While the fantasy of being a high net-worth individual with multiple assets located across the globe may seem alluring, it can be incredibly complex and challenging to manage these successfully.

This is borne out by the challenges facing Russian oligarch Roman Abramovich, whose assets in the UK (including Chelsea Football Club) were frozen as part of the government’s sanctions on Russia.

But how can you successfully manage international assets while minimising tax payment lawfully? Let’s find out!

 

1. Structure Your Financial Affairs Using Legal Expertise

Before you attempt anything else, we’d recommend liaising with a legal tax expert to ensure that your financial affairs are structured in a compliant and efficient manner.

This way, you can legally mitigate and minimise tax inefficiencies, while capitalising on local and international loopholes (we’ll touch more on a couple of these below) to help those of you with assets dotted across the globe.

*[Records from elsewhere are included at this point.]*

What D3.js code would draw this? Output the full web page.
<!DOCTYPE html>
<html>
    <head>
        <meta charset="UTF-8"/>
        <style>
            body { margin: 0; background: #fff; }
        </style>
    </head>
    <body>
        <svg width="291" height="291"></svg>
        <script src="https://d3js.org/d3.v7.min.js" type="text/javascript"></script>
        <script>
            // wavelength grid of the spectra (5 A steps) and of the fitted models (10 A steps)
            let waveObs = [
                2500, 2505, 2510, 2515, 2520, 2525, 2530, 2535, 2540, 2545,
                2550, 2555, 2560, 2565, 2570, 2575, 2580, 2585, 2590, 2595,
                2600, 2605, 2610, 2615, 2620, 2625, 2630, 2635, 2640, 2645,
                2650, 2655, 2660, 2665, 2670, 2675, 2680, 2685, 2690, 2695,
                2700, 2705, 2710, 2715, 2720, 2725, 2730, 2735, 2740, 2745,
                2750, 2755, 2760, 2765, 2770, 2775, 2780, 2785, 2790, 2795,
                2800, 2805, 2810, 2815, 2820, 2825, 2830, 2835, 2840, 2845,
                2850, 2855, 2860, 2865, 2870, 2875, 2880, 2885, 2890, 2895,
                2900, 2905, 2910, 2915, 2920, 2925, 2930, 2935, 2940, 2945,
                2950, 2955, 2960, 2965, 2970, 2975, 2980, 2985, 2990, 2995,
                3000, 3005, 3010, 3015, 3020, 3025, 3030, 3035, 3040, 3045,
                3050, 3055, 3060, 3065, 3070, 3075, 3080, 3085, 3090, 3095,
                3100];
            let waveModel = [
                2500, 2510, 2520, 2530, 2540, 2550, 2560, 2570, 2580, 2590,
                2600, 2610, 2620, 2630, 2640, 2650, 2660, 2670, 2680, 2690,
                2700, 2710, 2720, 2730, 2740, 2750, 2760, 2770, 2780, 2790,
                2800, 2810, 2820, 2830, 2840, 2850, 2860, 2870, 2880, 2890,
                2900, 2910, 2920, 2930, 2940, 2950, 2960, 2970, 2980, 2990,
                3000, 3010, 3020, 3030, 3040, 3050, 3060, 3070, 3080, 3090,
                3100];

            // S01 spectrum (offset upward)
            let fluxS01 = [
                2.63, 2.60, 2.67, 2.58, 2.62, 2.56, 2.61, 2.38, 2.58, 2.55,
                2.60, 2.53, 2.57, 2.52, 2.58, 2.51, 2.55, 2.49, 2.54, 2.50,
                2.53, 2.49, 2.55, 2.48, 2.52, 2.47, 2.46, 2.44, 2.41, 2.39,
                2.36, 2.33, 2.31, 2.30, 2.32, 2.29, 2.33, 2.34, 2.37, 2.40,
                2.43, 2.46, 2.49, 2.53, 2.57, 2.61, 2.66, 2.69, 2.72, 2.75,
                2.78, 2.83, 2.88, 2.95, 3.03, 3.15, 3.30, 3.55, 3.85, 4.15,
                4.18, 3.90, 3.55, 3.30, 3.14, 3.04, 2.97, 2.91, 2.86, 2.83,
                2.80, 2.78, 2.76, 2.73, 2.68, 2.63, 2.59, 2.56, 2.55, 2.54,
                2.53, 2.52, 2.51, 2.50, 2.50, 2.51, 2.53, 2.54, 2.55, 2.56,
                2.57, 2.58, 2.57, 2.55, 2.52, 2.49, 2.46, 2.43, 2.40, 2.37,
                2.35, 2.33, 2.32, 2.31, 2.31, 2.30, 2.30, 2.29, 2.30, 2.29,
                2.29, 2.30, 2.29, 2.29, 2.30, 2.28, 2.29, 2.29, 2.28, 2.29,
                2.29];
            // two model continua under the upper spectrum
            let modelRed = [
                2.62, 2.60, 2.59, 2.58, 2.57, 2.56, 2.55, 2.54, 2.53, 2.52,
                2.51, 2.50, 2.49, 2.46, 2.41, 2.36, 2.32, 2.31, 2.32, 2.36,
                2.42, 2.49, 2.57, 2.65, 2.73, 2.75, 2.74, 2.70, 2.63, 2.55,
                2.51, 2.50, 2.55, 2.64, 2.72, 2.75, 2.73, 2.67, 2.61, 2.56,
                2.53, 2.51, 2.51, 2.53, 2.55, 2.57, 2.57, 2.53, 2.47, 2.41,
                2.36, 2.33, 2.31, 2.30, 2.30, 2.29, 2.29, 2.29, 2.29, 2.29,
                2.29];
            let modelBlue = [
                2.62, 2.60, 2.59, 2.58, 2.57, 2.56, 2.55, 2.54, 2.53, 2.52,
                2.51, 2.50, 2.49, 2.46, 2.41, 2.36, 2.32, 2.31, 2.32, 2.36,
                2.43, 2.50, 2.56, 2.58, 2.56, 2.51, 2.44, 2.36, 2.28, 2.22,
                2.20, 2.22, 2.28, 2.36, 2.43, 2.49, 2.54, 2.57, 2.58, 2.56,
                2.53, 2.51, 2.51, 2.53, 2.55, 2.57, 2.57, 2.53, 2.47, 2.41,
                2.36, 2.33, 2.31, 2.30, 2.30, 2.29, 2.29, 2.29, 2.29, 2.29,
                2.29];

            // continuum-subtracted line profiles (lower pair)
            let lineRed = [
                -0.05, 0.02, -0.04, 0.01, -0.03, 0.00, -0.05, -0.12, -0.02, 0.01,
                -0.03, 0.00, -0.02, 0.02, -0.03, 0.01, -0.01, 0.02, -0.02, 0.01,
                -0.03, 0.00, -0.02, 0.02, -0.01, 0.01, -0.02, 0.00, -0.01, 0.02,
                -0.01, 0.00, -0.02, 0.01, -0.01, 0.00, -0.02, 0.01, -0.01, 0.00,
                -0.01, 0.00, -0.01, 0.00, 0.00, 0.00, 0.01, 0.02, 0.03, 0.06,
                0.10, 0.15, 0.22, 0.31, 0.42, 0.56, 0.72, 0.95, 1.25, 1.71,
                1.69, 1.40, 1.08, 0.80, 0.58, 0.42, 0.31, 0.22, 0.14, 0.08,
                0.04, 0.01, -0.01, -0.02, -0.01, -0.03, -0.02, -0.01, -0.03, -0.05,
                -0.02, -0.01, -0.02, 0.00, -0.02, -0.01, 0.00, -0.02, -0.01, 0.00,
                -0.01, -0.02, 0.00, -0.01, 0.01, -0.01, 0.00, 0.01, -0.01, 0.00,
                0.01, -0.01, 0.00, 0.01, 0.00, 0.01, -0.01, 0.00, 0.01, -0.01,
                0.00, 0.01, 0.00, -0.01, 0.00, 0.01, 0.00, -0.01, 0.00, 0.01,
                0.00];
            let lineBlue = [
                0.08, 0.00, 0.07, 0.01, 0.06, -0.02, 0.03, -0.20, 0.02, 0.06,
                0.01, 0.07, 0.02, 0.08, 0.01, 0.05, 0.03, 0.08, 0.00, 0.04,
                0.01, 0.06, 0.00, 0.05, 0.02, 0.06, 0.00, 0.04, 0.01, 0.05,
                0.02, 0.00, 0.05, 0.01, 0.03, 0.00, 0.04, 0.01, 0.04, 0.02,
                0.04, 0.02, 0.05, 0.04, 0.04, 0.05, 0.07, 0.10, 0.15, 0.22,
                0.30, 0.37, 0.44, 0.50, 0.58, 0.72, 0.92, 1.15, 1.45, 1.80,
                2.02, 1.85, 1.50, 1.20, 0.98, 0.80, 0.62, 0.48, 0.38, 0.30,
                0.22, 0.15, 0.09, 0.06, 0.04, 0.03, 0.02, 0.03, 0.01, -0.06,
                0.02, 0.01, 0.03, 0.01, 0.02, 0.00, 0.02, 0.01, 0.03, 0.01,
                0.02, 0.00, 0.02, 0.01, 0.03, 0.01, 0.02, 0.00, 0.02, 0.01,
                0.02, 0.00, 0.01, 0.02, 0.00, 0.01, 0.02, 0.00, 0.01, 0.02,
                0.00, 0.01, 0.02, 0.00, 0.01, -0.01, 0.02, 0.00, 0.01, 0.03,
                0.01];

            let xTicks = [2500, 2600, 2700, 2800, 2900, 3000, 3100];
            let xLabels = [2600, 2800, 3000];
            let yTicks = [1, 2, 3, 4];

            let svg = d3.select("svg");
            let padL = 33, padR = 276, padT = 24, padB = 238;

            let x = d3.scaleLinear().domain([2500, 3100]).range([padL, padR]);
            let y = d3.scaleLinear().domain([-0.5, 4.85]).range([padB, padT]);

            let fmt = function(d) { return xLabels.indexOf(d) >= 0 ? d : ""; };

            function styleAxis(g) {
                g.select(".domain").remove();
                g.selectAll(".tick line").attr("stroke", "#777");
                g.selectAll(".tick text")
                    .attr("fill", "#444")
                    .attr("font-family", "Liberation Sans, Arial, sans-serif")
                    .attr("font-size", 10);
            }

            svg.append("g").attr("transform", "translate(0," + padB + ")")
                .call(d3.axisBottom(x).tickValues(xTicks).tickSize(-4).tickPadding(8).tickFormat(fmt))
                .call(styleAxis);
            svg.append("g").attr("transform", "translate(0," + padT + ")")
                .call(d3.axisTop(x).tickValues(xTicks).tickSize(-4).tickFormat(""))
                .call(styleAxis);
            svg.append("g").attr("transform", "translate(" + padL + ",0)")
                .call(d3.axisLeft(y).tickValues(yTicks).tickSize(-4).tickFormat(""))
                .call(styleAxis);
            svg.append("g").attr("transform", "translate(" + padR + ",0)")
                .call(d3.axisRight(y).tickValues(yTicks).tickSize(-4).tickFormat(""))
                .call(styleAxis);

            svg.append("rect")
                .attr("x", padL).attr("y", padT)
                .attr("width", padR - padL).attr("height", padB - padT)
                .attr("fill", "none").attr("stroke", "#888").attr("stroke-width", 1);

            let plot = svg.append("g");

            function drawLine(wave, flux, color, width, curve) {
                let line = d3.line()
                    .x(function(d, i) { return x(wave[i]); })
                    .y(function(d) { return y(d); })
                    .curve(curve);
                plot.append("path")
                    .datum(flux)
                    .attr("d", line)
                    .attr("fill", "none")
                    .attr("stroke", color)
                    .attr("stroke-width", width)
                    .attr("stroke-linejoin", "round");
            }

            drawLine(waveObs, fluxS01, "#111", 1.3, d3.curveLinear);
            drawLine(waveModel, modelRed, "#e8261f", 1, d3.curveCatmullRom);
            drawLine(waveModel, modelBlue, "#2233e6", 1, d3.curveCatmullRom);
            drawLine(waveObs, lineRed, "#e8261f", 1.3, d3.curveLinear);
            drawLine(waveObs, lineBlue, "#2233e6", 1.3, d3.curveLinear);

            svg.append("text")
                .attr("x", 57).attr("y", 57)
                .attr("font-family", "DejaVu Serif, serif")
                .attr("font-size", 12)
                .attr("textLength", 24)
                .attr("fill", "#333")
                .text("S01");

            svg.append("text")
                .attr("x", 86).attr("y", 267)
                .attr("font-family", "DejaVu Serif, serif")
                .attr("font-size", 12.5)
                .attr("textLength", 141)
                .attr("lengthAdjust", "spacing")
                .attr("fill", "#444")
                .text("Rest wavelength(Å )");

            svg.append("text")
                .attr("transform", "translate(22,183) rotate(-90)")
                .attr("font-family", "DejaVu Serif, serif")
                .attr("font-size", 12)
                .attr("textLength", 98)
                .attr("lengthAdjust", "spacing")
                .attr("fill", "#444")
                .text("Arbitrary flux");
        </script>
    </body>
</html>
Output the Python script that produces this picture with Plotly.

This may take time depending on the range of value of your assets, but it’s crucial if you’re to minimise your annual tax burden without falling foul of the necessary laws.

 

2. Consider Paying Tax on a Remittance Basis

If you live in the UK but don’t intend to live there permanently and hold a broad range of international assets, you may be able to pay tax strictly on a remittance basis.

In laymen’s terms, this means that you won’t have to pay tax on your income and returns sourced from overseas, as long as they’re not remitted into the UK.

Interestingly, this was a focus of media attention recently, after it was revealed that Rishi Sunak’s wife had such a tax arrangement after the Chancellor had announced a significant hike in National Insurance for everyone.

Of course, the subsequent media pressure forced Sunak’s partner to subsequently pay full UK tax on her overseas income, but this remains a viable option for other high net-worth individuals with a lower profile!

 

3. Claim Main Residence Relief for Foreign Holiday Homes

There also remains nothing in the UK’s body of tax legislation that says an overseas holiday home cannot be listed as a Brit’s main residence for Capital Gains Tax purposes.

In fact, a holiday home can be treated as your main residence by making an election that this effect (usually within two years of you buying the property).

Of course, the property will need to be owned directly by you, while following this process formally will ensure that you’re exempt from some (or maybe all) of any capital gains tax imposed in the UK.

Just remember that you’re only allowed to claim one main residence, while if you’re married, you can only list one between you. So, this should only be considered if you’re not intending to sell your UK home any time soon (or hope to avoid getting divorced in the near term!).